Just heard from a colleague today at the University of Sydney who also suffers from MAV. I was the one who gave her a dx after she had searched for years. She overheard me one day talking about MAV and asked what it was. I then listened to her and BINGO, she was textbook material. Saw the doc who confirmed it and then was given drugs – sodium valproate.
So I left the uni months ago and hadn’t spoken to her since. Today an email arrives and she is drug-free but started doing a meditation course called sahaja yoga meditation (there’s no yoga in it) 2 months ago. Since then her life has turned around. Not 100% migraine free but no longer requires drugs. She does the meditation daily.
With that a paper came out on this exact meditation type in March – a well-designed RCT. I’ll post the paper later but you can check it out here for an abstract:
Scott, is it possible that the meds had got your friend’s MAV to a manageable level? Even if not, in two month’s time she could just be in remission. Or, the meditation may very well have helped, particularly if anxiety was a big feature of her MAV. It’s pretty well established that most types of meditation and/or relaxation techniques are good for that.
The Sahaja people, not surprisingly, claim a whole lot more. Cleansing of ‘clogged’ chakras and the ability to ‘cure’ all manner of things including epilespsy, ashthma, diabetes, cancer and schizophrenia. They do various ‘cleansing’ techniques which (again among other things) can apparantly ‘change the characteristics’ of water. I don’t know if the following quote is your language or your friend’s but it has the ring of ‘miracle cure’ and ‘convert’ about it. Red flags. — Begin quote from "scott"
Since then her life has turned around. Not 100% migraine free but no longer requires drugs.
Some great comments as usual from the skeptics! :lol:
Wino, I haven’t thrown my foot pads away. They’re like crack for me.

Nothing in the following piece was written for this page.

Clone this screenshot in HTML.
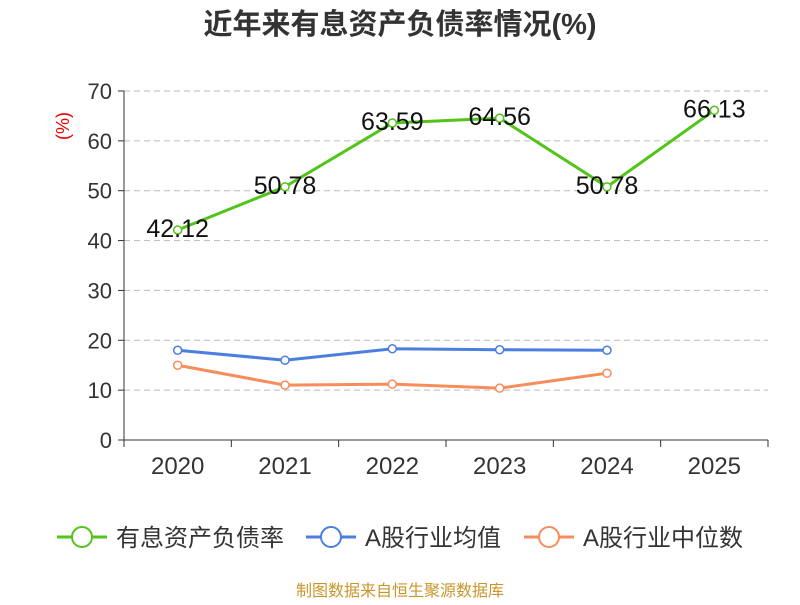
<!DOCTYPE html>
<html><head><meta charset="utf-8"><style>
body{margin:0;background:#fff;font-family:"Liberation Sans","Noto Sans CJK SC",sans-serif}
</style></head><body>
<svg id="c" width="800" height="600" xmlns="http://www.w3.org/2000/svg" font-family="Liberation Sans, Noto Sans CJK SC, sans-serif">
<text x="400" y="34" text-anchor="middle" font-size="29" font-weight="bold" fill="#333">近年来有息资产负债率情况(%)</text>
<text transform="translate(69,126) rotate(-90)" text-anchor="middle" font-size="18" fill="#e00">(%)</text>
<g id="grid"></g><g id="axes"></g><g id="series"></g>
<g font-size="24" fill="#333">
<g><line x1="57" y1="537" x2="107" y2="537" stroke="#52c41a" stroke-width="3"/><circle cx="82" cy="537" r="10" fill="#fff" stroke="#52c41a" stroke-width="2"/><text x="116" y="546">有息资产负债率</text></g>
<g><line x1="306" y1="537" x2="356" y2="537" stroke="#4a7fe0" stroke-width="3"/><circle cx="331" cy="537" r="10" fill="#fff" stroke="#4a7fe0" stroke-width="2"/><text x="365" y="546">A股行业均值</text></g>
<g><line x1="524" y1="537" x2="574" y2="537" stroke="#f88c5a" stroke-width="3"/><circle cx="549" cy="537" r="10" fill="#fff" stroke="#f88c5a" stroke-width="2"/><text x="583" y="546">A股行业中位数</text></g>
</g>
<text x="400" y="596" text-anchor="middle" font-size="16" fill="#c8962a">制图数据来自恒生聚源数据库</text>
</svg>
<script>
const categories=["2020","2021","2022","2023","2024","2025"];
const debtRatio=[42.12,50.78,63.59,64.56,50.78,66.13];
const industryMean=[18.0,16.0,18.3,18.1,18.0];
const industryMedian=[15.0,11.0,11.2,10.4,13.4];
const yTicks=[0,10,20,30,40,50,60,70];
const NS="http://www.w3.org/2000/svg";
const x0=124,x1=768,y0=440,yTop=91,yMax=70;
const bw=(x1-x0)/categories.length;
const xs=i=>x0+bw*(i+0.5);
const ys=v=>y0-(v/yMax)*(y0-yTop);
function mk(p,tag,a){const e=document.createElementNS(NS,tag);for(const k in a)e.setAttribute(k,a[k]);p.appendChild(e);return e;}
const grid=document.getElementById('grid'),axes=document.getElementById('axes'),ser=document.getElementById('series');
yTicks.forEach(t=>{
 if(t>0){const g=mk(grid,'line',{x1:x0,x2:x1,y1:ys(t),y2:ys(t),stroke:'#bbb','stroke-dasharray':'6,4'});
 
 }
 const tk=mk(axes,'line',{x1:x0-6,x2:x0,y1:ys(t),y2:ys(t),stroke:'#333'});
 
 
 const l=mk(axes,'text',{x:x0-12,y:ys(t)+8,'text-anchor':'end','font-size':22,fill:'#333'});l.textContent=t;
 
 
});
const ya=mk(axes,'line',{x1:x0,x2:x0,y1:yTop,y2:y0,stroke:'#333'});


const xa=mk(axes,'line',{x1:x0,x2:x1,y1:y0,y2:y0,stroke:'#333'});


for(let i=0;i<=categories.length;i++){const t=mk(axes,'line',{x1:x0+bw*i,x2:x0+bw*i,y1:y0,y2:y0+7,stroke:'#333'});
 
 }
categories.forEach((c,i)=>{const l=mk(axes,'text',{x:xs(i),y:474,'text-anchor':'middle','font-size':24,fill:'#333'});l.textContent=c;
 
 });
function series(vals,color,name,labels){
 const pts=vals.map((v,i)=>xs(i)+','+ys(v)).join(' ');
 const pl=mk(ser,'polyline',{points:pts,fill:'none',stroke:color,'stroke-width':3});
 
 
 vals.forEach((v,i)=>{const c=mk(ser,'circle',{cx:xs(i),cy:ys(v),r:4,fill:'#fff',stroke:color,'stroke-width':1.5});
  
  
  if(labels){const t=mk(ser,'text',{x:xs(i),y:ys(v)+7,'text-anchor':'middle','font-size':25,fill:'#111'});t.textContent=v.toFixed(2);
  
  }
 });
}
series(industryMedian,'#f88c5a','industry-median',false);
series(industryMean,'#4a7fe0','industry-mean',false);
series(debtRatio,'#52c41a','debt-ratio',true);
</script>
</body></html>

David, yeah, interesting how the meditation group did better than just the relaxation group. I always assumed meditation was really just about relaxation. Looks like it could be more about relaxing AND switching off your brain from the non-stop monologue that has a greater impact.
Vic – yup, it comes packaged with enough woo to sink the Titanic but I think the idea is to forget all of that horse shit and just get into the meditation part and leave your chakras in the closet.
It is possible she’s in a remission but I know her history quite well and the only time she has had periods of being migraine free are when she is on a holiday – relaxed. My guess is stress is her main trigger and not much else. She has lowered it and learned to not react to daily crap. She was never on valproate continuously but only for short hits. It worked to some degree but not brilliantly.
Does anyone else have this phenomenon: there are times when I seem to be able to ‘think myself’ into a heightened MAV state, for example, if I close my eyes and imagine a design pattern moving around and around in a circle, I will become very dizzy. Similarly, certain songs with repeating riffs will make me kind of dizzy and if I sing them to myself with my eyes closed they will make me dizzy. In other words, I seem to be able to voluntarily induce dizziness by putting an object before my mind in the same way that I get dizzy when a moving object is placed before my mind against my will, such as when watching, say, CNN news, and they have the camera spinning around.
Well, if this is the case, then it follows that the reverse should be true. In other words, if you can increase MAV with your mind, then you can decrease MAV with your mind. Or at least, you can decrease that portion of MAV that is generated by internal stimuli.
Unfortunately, I’ve tried mindful meditation this Spring, and while I liked it, and I enjoy meditation, it didn’t lessen my MAV. So maybe my theory is wrong!
At the APA conference just ended, a couple of the presentations–paper/colloquium, not poster–talked about using meditation, e.g. for improving cognitive function in the elderly. Sounded as though the results were pretty much the same in terms of effect size whether the meditation taught involved slowing your breath, noticing your body moment-by-moment (mindfulness), or making specific noises and waving your hands in a prescribed pattern (kirtan kriya, that one was called).